GOAL ::
Copy down every line where the string "chart" shows up.

DATASET EXCERPTS ::
####
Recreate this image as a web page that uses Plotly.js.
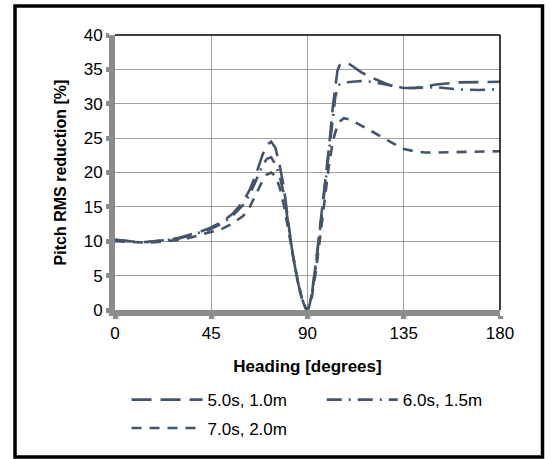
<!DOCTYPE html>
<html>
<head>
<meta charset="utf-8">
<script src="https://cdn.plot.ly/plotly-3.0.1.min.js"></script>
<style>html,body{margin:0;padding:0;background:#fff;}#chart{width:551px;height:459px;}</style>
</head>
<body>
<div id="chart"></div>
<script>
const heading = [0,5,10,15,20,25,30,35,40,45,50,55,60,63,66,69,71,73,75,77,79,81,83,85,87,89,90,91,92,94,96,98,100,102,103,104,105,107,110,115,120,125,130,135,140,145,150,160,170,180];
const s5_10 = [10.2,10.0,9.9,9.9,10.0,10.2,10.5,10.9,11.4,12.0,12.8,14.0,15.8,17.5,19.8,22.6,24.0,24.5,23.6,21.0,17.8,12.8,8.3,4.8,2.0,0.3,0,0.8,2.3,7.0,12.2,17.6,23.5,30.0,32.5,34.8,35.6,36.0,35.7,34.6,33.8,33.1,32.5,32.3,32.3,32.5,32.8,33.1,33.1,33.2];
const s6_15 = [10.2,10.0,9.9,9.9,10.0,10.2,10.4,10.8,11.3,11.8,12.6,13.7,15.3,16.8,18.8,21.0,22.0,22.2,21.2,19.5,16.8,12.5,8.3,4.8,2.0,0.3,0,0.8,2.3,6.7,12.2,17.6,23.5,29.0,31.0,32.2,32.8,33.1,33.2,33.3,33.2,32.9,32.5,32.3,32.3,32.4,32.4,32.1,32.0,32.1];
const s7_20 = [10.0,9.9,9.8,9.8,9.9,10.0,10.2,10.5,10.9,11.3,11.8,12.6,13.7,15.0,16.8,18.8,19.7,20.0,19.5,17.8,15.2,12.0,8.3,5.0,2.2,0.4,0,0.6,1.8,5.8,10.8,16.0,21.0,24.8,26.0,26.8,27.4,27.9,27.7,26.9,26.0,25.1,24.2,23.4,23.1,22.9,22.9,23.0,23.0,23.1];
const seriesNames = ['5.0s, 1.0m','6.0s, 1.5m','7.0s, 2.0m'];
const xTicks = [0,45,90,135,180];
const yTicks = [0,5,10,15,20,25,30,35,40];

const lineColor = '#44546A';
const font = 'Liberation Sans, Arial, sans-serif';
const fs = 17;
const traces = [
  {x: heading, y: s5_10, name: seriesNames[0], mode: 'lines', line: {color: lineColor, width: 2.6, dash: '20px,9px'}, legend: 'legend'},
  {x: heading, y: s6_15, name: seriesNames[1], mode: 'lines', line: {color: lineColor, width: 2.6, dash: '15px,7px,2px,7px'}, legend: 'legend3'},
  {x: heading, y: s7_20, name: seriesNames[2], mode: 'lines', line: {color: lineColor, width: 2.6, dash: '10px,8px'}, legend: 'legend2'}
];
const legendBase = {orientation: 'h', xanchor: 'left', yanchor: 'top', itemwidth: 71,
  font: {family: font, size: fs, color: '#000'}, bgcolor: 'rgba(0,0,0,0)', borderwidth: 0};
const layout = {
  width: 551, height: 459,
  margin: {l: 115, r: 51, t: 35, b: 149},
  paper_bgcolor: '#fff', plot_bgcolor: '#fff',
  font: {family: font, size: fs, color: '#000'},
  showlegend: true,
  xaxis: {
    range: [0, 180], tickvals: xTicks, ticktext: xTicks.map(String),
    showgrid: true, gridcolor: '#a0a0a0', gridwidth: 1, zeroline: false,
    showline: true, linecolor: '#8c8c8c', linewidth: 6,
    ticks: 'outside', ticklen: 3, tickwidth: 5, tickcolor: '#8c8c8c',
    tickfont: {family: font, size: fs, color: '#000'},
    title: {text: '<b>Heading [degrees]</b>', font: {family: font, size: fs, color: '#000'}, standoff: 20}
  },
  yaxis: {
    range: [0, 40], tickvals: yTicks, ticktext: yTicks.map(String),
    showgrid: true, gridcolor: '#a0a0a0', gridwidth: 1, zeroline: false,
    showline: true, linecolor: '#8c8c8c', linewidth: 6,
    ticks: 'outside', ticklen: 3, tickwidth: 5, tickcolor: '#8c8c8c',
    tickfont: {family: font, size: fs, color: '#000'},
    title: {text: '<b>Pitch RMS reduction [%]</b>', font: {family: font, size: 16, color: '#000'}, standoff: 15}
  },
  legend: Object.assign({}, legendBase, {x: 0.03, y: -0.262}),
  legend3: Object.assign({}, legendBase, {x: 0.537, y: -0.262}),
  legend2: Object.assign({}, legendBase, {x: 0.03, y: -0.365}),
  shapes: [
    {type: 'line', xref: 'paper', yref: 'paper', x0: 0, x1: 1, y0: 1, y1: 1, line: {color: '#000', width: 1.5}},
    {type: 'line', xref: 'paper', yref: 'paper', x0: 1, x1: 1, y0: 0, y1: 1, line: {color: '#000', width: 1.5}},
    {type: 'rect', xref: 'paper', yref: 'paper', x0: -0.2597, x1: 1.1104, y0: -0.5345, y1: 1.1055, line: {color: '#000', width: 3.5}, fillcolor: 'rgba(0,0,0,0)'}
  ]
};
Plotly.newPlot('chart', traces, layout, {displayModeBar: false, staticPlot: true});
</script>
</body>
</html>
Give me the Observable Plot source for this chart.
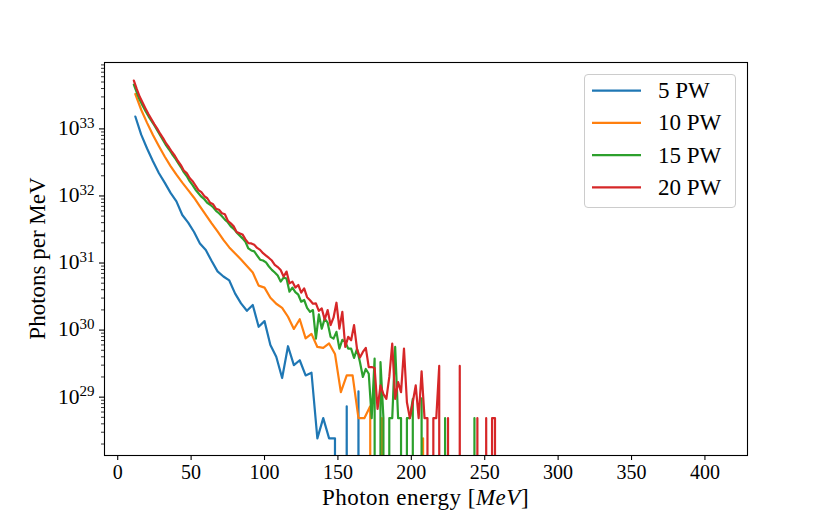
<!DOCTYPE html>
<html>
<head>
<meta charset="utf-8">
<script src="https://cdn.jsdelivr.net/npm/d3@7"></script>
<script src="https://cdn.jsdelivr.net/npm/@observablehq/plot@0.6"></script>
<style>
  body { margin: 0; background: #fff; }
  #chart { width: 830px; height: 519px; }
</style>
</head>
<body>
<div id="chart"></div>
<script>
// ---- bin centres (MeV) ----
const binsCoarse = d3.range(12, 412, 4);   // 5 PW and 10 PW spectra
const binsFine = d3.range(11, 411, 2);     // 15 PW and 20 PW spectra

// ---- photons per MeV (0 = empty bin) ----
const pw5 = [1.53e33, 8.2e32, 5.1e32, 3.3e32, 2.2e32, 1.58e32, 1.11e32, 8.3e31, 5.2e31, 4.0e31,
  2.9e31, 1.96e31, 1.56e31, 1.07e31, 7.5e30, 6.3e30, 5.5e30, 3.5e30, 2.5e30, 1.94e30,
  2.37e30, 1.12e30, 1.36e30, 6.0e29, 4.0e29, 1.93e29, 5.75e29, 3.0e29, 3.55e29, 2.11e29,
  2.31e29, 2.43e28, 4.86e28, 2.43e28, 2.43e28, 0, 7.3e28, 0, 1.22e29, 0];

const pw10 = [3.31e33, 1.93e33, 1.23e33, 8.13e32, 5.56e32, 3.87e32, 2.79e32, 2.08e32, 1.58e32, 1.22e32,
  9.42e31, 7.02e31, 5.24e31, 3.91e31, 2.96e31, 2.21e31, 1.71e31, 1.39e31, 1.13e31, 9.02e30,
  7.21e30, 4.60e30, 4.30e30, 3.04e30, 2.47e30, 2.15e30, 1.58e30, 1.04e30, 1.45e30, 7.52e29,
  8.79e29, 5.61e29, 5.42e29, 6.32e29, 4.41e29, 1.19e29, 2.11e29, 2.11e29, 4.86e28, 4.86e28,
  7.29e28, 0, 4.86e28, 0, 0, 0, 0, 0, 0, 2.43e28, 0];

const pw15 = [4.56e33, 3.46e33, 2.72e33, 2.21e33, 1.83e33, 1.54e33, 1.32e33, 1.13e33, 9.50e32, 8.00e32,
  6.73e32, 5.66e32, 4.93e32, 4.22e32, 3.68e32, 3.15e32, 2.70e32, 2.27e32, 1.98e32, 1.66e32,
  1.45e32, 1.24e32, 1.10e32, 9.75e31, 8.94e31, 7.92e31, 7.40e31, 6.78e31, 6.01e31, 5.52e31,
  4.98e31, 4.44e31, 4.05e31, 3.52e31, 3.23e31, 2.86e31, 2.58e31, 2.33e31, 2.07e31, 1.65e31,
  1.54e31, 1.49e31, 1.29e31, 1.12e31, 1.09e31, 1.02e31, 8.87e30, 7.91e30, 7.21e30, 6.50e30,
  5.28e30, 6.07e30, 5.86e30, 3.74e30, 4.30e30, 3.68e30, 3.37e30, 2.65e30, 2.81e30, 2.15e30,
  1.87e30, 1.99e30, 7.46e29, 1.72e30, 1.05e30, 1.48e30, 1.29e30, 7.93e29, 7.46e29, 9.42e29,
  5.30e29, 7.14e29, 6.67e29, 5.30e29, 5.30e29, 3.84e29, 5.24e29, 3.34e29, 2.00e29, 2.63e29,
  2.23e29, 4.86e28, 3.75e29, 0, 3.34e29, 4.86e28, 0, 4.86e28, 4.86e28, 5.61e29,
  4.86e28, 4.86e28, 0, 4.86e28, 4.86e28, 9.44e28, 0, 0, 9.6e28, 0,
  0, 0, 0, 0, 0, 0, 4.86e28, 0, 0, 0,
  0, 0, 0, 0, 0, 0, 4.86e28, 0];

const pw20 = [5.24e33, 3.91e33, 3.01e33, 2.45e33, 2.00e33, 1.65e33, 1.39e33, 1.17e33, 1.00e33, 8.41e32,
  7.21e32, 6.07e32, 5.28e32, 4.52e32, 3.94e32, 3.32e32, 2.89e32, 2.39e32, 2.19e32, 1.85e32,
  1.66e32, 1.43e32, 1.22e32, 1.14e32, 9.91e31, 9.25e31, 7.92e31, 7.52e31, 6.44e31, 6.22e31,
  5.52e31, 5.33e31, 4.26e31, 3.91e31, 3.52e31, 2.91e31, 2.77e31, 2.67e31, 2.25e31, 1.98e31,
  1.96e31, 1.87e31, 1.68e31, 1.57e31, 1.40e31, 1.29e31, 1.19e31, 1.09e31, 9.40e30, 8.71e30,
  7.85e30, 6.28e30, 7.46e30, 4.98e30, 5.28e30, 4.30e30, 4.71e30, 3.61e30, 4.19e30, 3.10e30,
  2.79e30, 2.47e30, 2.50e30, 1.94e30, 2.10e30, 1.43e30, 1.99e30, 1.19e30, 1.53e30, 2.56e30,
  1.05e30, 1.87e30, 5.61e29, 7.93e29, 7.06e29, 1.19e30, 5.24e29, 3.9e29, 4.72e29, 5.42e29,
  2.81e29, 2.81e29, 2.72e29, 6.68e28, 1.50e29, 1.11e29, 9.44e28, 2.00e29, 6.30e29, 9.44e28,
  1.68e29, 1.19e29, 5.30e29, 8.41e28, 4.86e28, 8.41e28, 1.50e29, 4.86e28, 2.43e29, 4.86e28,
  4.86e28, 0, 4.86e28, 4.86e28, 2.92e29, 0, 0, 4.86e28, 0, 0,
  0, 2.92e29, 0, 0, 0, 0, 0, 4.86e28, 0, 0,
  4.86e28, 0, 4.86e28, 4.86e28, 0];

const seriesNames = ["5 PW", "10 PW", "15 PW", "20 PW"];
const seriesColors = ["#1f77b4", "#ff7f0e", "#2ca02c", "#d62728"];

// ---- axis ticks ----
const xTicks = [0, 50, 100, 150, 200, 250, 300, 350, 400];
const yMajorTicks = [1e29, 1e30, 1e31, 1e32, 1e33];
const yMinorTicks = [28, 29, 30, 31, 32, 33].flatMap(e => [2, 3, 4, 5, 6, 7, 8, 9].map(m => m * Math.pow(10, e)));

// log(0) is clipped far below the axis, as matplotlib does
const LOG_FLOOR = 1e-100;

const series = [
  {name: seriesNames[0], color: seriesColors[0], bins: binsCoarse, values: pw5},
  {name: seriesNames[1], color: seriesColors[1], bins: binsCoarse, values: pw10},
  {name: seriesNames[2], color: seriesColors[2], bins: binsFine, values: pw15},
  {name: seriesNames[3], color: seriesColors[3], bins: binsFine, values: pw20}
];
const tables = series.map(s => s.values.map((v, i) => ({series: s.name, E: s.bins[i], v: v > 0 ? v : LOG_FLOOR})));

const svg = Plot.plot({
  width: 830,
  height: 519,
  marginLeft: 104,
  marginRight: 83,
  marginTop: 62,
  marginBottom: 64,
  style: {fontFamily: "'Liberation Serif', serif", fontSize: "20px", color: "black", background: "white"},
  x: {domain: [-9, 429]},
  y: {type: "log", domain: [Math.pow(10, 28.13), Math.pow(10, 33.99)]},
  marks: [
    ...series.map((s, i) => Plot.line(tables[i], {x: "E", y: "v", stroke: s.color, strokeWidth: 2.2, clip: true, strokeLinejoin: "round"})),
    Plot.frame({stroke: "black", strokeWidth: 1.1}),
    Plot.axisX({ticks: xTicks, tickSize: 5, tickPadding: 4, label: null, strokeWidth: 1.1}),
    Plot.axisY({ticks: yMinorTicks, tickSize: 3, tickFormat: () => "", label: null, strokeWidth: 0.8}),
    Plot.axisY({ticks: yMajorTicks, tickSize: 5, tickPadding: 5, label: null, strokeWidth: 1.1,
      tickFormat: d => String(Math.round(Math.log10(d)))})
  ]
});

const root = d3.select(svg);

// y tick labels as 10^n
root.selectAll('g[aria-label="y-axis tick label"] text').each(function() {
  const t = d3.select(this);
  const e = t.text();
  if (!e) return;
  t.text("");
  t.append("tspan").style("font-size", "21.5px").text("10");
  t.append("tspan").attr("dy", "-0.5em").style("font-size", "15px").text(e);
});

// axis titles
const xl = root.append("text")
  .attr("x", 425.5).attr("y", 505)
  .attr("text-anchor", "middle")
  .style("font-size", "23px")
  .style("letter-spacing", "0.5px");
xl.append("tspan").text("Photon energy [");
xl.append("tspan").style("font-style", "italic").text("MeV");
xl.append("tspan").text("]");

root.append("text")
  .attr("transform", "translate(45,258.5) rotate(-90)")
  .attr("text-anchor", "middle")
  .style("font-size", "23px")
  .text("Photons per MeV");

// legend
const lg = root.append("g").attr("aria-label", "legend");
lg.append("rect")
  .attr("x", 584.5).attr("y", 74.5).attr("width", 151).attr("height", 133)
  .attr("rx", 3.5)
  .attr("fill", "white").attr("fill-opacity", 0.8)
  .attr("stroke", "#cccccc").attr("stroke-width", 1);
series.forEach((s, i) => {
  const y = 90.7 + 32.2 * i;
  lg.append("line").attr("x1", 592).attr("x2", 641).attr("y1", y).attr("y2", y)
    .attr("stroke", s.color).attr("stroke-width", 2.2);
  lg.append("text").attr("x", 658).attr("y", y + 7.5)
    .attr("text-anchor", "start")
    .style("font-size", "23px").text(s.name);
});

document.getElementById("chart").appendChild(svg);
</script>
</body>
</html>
####
RESULT FOR THIS TASK ::
<style>html,body{margin:0;padding:0;background:#fff;}#chart{width:551px;height:459px;}</style>
<div id="chart"></div>
Plotly.newPlot('chart', traces, layout, {displayModeBar: false, staticPlot: true});
Give me the Observable Plot source for this chart.
  #chart { width: 830px; height: 519px; }
<div id="chart"></div>
document.getElementById("chart").appendChild(svg);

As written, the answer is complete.